### Task
Please write out the lines of the data exactly, beginning with the first and ending with the line containing "from matplotlib.patches import Rectangle"; leave the pictures behind.

### Information provided

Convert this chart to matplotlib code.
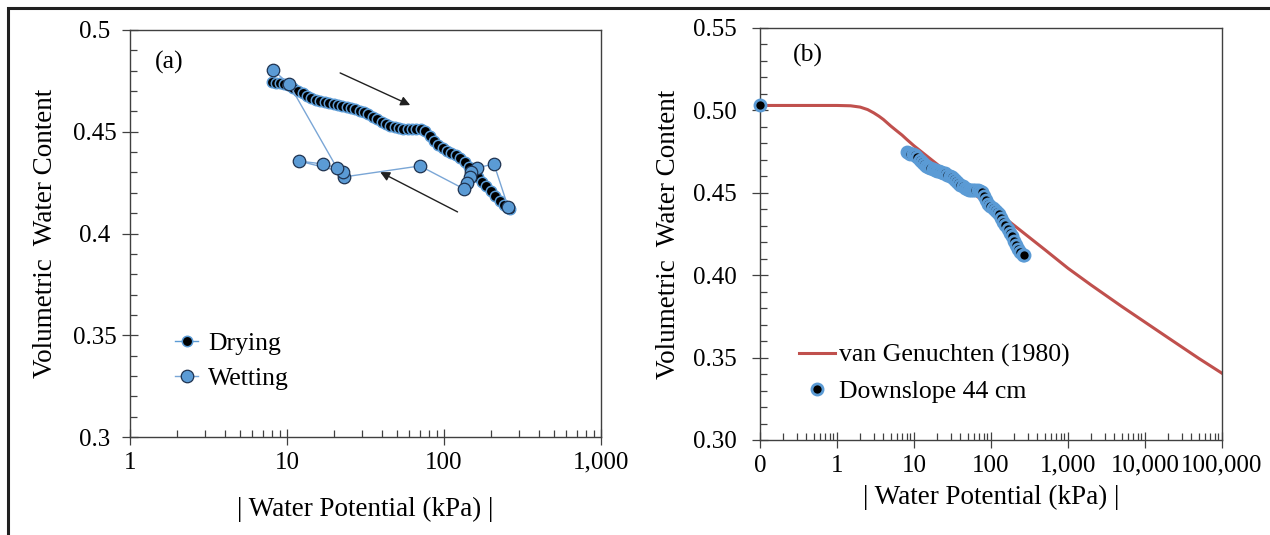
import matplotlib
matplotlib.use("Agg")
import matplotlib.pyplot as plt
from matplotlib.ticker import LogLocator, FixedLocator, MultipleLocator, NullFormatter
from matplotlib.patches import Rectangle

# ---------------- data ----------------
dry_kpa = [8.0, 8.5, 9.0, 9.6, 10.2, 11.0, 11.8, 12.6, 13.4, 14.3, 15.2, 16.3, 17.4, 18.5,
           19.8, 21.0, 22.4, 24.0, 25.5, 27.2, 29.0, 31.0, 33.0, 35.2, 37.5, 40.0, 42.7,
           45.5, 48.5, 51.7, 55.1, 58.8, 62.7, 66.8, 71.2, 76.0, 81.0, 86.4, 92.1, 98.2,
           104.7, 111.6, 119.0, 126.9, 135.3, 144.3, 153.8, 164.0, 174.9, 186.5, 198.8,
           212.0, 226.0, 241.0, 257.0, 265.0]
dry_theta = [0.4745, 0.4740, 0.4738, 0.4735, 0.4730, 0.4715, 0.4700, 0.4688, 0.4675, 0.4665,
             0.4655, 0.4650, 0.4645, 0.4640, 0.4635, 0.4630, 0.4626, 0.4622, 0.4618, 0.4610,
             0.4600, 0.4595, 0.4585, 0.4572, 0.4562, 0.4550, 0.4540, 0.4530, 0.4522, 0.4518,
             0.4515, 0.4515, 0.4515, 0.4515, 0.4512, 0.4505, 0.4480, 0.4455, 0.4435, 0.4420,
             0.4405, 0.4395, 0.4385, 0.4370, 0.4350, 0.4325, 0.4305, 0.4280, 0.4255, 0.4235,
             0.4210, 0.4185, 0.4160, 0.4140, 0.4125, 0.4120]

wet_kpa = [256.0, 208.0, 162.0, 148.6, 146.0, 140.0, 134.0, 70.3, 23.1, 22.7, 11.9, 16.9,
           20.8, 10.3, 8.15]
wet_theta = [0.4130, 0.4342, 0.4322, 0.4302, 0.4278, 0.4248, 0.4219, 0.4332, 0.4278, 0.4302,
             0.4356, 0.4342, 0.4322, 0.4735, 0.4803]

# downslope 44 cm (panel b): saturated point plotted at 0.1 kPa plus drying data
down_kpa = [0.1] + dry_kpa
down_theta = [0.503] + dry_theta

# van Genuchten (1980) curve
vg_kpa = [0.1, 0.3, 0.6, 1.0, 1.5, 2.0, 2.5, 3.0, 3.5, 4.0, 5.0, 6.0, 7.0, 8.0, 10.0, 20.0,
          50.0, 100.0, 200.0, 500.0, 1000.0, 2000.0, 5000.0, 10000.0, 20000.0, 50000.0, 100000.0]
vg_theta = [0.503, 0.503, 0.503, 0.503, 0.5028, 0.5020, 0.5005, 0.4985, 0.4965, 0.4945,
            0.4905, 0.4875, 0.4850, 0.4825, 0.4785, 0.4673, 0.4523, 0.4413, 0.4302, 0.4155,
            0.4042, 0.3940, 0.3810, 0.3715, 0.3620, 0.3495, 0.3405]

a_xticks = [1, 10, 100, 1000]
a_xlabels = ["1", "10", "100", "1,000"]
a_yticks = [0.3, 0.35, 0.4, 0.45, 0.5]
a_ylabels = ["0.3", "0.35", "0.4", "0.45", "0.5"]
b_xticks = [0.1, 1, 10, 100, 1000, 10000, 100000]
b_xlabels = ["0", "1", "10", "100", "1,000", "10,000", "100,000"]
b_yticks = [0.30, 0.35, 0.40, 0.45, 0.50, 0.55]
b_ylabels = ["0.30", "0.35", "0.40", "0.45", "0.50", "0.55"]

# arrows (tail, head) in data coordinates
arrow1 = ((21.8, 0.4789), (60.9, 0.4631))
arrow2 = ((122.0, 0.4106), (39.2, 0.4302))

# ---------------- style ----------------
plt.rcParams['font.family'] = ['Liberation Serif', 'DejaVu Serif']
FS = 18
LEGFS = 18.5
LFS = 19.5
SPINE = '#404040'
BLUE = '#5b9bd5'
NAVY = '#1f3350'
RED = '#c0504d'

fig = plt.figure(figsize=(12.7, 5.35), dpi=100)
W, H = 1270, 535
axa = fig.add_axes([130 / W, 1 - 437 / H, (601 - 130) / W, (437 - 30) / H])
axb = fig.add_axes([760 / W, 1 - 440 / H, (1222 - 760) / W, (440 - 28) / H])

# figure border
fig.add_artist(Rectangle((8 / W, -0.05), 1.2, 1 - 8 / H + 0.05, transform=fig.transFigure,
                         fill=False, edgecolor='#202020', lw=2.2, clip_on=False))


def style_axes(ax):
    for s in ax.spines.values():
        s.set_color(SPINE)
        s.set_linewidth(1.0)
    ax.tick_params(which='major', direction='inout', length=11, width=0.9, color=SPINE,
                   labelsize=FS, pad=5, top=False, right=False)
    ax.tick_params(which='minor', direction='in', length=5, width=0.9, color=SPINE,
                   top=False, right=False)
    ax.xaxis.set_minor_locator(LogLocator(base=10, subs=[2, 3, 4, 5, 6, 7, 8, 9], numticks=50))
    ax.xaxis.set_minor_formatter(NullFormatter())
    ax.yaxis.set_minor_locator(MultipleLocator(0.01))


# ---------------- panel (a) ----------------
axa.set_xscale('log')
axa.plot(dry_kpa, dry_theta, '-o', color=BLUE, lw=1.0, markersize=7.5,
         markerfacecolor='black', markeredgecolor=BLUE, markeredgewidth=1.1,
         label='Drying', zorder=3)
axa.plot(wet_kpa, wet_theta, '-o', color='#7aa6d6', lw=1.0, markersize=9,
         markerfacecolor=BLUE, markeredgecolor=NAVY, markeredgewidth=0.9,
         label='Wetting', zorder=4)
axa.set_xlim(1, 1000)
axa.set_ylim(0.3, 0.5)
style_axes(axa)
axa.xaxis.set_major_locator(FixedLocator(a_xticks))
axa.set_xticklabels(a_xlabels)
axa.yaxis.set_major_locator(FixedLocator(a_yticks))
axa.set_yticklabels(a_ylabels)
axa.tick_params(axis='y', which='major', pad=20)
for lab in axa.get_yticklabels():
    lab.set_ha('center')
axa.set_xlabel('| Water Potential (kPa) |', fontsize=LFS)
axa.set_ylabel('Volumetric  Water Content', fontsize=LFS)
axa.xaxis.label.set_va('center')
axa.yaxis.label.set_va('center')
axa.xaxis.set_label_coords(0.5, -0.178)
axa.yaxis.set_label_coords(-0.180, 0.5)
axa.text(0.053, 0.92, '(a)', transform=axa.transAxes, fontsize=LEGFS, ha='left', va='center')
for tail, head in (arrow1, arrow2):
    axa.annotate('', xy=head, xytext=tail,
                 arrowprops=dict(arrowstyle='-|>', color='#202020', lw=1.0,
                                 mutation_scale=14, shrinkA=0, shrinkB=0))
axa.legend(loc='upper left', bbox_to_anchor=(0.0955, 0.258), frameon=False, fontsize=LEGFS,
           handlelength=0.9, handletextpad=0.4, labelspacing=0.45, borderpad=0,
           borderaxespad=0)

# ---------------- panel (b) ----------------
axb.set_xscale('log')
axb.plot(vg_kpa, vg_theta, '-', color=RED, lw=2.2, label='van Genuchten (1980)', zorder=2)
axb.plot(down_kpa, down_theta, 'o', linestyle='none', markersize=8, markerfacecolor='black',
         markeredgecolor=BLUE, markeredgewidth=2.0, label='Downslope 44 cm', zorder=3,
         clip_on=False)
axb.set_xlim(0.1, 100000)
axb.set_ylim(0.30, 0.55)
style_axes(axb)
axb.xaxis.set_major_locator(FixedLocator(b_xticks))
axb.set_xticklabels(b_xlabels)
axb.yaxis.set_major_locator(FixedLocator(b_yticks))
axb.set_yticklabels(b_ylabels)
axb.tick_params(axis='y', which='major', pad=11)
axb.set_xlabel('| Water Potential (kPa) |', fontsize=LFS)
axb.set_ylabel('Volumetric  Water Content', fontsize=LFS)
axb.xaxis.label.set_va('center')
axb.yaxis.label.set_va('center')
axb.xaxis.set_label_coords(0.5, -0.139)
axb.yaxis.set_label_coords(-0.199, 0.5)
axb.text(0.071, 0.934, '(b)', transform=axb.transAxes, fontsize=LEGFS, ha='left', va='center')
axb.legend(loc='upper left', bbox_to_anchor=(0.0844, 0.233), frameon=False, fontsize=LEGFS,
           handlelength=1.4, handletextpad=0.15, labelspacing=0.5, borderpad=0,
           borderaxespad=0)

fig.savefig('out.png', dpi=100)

### Worked answer
Convert this chart to matplotlib code.
import matplotlib
matplotlib.use("Agg")
import matplotlib.pyplot as plt
from matplotlib.ticker import LogLocator, FixedLocator, MultipleLocator, NullFormatter
from matplotlib.patches import Rectangle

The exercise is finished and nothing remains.